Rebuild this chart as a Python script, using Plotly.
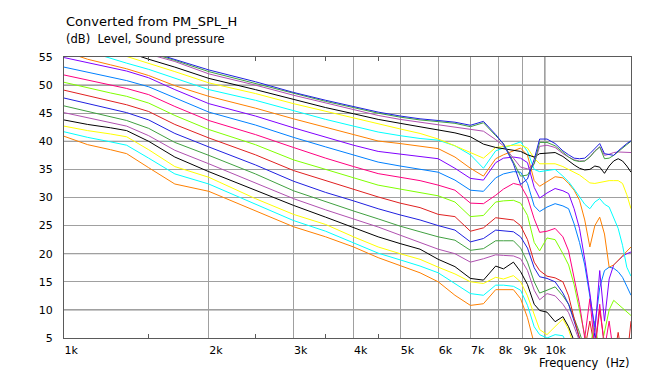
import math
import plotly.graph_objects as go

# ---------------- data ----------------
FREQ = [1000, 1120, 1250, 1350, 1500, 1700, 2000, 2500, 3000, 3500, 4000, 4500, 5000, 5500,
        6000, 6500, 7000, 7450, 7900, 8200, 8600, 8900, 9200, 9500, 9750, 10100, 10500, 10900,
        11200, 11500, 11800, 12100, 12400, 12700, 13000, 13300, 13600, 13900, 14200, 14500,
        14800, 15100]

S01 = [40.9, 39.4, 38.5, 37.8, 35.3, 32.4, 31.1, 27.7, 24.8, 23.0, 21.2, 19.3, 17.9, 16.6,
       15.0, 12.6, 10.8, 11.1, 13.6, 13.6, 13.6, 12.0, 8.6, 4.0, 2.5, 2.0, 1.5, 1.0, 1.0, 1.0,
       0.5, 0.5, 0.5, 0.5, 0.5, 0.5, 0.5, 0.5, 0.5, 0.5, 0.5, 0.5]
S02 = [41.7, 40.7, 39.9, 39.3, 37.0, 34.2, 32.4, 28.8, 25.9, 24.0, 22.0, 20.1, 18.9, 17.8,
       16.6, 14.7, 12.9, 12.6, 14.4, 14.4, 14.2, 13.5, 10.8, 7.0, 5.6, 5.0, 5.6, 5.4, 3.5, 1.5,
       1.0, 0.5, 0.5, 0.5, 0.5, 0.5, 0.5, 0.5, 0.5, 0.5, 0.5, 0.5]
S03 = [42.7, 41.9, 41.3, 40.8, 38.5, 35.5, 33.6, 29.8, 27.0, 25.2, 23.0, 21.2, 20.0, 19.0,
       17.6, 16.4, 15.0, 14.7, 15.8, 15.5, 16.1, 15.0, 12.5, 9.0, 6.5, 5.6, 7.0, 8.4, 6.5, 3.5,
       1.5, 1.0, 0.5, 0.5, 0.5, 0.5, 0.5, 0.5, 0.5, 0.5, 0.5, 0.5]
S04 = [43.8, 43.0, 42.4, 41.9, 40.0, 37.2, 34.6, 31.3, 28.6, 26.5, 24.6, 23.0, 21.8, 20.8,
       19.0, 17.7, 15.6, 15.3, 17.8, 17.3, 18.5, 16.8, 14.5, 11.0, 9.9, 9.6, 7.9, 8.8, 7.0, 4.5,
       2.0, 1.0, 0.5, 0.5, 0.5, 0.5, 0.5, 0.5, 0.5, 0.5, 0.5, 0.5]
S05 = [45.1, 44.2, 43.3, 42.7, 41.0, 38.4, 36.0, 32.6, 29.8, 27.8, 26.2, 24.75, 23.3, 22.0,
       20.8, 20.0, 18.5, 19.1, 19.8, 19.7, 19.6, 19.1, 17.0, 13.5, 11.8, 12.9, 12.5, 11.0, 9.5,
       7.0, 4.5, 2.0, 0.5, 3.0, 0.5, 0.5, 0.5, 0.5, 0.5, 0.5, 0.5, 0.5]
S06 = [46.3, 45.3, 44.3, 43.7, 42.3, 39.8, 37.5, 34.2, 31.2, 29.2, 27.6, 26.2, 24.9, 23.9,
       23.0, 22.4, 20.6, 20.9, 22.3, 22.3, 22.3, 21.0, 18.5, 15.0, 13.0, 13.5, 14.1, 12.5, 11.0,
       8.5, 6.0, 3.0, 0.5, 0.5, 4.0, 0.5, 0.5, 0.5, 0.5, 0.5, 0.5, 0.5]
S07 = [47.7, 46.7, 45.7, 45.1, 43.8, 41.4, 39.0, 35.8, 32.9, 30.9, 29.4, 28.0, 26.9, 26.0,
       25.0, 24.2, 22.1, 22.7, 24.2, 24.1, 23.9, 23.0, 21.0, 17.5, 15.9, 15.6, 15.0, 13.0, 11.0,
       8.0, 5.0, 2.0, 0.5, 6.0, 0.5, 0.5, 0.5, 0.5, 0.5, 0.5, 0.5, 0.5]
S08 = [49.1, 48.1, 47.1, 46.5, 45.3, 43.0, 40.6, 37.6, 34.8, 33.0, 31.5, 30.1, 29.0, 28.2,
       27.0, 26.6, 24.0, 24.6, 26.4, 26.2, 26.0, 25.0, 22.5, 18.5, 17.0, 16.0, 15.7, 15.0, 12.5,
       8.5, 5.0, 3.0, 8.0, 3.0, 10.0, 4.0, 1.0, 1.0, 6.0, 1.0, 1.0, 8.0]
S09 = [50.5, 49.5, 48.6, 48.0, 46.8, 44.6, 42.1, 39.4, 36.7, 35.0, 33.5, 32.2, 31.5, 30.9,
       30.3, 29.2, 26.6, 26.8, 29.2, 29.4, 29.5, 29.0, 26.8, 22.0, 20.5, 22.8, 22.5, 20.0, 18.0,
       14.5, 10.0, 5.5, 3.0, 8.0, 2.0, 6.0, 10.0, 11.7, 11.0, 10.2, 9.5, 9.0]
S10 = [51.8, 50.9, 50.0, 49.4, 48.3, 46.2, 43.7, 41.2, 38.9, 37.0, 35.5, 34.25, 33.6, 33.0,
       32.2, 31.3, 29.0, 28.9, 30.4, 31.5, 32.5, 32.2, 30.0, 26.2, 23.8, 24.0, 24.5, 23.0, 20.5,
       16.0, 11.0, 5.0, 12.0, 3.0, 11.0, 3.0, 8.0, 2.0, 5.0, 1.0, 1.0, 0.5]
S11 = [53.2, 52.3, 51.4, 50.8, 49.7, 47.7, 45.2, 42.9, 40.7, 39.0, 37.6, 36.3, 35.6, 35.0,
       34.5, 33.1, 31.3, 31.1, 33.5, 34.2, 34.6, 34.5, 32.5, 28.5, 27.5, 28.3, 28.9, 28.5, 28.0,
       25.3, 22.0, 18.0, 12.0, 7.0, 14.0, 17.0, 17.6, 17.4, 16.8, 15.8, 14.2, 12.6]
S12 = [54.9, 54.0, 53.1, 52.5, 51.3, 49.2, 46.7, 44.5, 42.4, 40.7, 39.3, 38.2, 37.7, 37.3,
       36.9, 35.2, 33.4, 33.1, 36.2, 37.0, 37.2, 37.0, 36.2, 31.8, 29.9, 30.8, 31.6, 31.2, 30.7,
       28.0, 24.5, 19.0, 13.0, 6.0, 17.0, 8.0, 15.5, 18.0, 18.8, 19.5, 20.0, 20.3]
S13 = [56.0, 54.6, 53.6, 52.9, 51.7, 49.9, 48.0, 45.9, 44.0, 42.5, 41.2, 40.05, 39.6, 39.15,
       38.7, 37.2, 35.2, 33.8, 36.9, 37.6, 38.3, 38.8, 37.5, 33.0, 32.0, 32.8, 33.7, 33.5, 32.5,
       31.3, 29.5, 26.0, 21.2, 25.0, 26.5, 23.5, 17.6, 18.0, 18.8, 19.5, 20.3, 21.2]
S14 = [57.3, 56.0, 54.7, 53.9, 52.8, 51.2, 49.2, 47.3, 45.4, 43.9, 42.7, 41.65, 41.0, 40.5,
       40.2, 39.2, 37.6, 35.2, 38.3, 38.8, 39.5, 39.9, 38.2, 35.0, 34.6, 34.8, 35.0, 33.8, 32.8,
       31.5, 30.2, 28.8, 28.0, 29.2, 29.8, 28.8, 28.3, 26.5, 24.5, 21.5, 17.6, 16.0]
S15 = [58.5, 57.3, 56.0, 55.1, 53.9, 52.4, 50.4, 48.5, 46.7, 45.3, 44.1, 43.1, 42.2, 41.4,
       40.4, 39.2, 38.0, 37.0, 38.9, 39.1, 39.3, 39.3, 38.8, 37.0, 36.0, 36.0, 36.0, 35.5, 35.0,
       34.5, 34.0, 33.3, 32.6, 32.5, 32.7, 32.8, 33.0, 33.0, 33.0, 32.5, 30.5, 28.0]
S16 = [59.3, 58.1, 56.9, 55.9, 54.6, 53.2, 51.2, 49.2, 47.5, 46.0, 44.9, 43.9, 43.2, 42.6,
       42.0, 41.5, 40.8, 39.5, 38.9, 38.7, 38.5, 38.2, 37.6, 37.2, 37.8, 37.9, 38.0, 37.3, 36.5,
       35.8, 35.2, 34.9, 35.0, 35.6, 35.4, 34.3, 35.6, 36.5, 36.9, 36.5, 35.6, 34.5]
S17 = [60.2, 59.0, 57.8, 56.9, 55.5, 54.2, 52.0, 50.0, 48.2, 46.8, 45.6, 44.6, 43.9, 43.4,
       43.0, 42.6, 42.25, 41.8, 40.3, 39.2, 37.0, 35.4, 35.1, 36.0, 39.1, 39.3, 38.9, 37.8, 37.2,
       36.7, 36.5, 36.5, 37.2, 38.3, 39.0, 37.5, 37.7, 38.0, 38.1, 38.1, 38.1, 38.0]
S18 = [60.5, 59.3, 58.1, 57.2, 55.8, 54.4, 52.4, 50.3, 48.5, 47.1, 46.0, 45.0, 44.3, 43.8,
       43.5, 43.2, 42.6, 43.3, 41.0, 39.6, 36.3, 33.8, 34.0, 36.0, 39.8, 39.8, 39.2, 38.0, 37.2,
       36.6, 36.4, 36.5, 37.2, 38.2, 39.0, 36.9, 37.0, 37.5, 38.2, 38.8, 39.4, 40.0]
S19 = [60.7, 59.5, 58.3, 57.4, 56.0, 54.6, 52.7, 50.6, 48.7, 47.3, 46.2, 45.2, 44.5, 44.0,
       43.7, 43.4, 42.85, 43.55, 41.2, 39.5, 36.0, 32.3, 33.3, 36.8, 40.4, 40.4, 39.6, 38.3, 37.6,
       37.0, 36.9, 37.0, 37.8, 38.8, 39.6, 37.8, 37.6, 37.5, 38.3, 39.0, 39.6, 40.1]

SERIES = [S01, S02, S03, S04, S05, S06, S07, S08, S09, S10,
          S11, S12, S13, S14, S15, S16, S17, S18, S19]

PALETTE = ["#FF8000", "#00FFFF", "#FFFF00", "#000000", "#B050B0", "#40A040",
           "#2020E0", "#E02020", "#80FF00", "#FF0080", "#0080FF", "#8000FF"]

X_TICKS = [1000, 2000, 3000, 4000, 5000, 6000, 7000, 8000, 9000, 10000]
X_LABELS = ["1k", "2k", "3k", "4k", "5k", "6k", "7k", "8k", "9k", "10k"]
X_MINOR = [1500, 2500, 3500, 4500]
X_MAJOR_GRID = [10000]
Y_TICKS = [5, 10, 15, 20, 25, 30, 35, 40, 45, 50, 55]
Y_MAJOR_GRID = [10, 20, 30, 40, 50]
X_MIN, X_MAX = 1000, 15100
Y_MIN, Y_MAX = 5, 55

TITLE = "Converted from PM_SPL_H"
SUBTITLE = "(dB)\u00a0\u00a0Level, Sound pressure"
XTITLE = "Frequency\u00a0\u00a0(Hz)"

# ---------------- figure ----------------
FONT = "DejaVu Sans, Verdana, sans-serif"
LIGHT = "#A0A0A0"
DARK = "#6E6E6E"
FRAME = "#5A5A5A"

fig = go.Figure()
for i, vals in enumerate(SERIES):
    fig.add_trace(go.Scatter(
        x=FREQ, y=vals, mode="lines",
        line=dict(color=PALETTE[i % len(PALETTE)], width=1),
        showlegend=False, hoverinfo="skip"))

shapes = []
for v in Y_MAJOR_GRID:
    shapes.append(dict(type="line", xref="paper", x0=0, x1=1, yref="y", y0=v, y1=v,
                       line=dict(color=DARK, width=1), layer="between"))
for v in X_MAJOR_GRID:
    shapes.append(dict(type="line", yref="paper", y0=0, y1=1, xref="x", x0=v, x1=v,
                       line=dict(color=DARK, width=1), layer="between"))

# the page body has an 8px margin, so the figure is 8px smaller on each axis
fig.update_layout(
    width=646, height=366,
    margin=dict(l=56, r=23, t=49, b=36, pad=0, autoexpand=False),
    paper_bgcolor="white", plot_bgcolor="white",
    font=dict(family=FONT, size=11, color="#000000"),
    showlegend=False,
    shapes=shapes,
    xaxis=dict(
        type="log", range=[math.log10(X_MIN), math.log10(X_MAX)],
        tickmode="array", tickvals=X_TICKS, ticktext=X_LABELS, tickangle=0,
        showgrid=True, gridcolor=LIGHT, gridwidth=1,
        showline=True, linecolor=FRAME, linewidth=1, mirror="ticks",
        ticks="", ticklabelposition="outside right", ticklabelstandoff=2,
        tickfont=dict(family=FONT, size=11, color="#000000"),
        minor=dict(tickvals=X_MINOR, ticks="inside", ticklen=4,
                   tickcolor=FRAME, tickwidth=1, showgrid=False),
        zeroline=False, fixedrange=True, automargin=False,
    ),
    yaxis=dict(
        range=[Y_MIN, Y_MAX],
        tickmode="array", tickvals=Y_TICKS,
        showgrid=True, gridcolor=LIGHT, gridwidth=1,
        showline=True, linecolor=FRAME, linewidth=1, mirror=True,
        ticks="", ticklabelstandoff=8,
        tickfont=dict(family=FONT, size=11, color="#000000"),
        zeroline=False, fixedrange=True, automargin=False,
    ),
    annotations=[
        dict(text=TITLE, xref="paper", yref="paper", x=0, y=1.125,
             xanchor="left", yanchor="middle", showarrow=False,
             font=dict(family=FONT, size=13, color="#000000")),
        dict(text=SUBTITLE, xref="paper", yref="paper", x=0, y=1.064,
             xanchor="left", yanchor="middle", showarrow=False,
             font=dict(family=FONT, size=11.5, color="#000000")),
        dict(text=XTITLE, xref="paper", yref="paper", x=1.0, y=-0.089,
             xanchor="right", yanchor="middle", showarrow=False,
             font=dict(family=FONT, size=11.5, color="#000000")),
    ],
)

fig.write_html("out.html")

━━━━━━━━━━━━━━━━━━━━━━━━━━━━━━

Return nothing but the lines running from the start of the data to the line with "14800, 15100]", please, both ends included and no pictures.

Reply
Rebuild this chart as a Python script, using Plotly.
import math
import plotly.graph_objects as go

# ---------------- data ----------------
FREQ = [1000, 1120, 1250, 1350, 1500, 1700, 2000, 2500, 3000, 3500, 4000, 4500, 5000, 5500,
        6000, 6500, 7000, 7450, 7900, 8200, 8600, 8900, 9200, 9500, 9750, 10100, 10500, 10900,
        11200, 11500, 11800, 12100, 12400, 12700, 13000, 13300, 13600, 13900, 14200, 14500,
        14800, 15100]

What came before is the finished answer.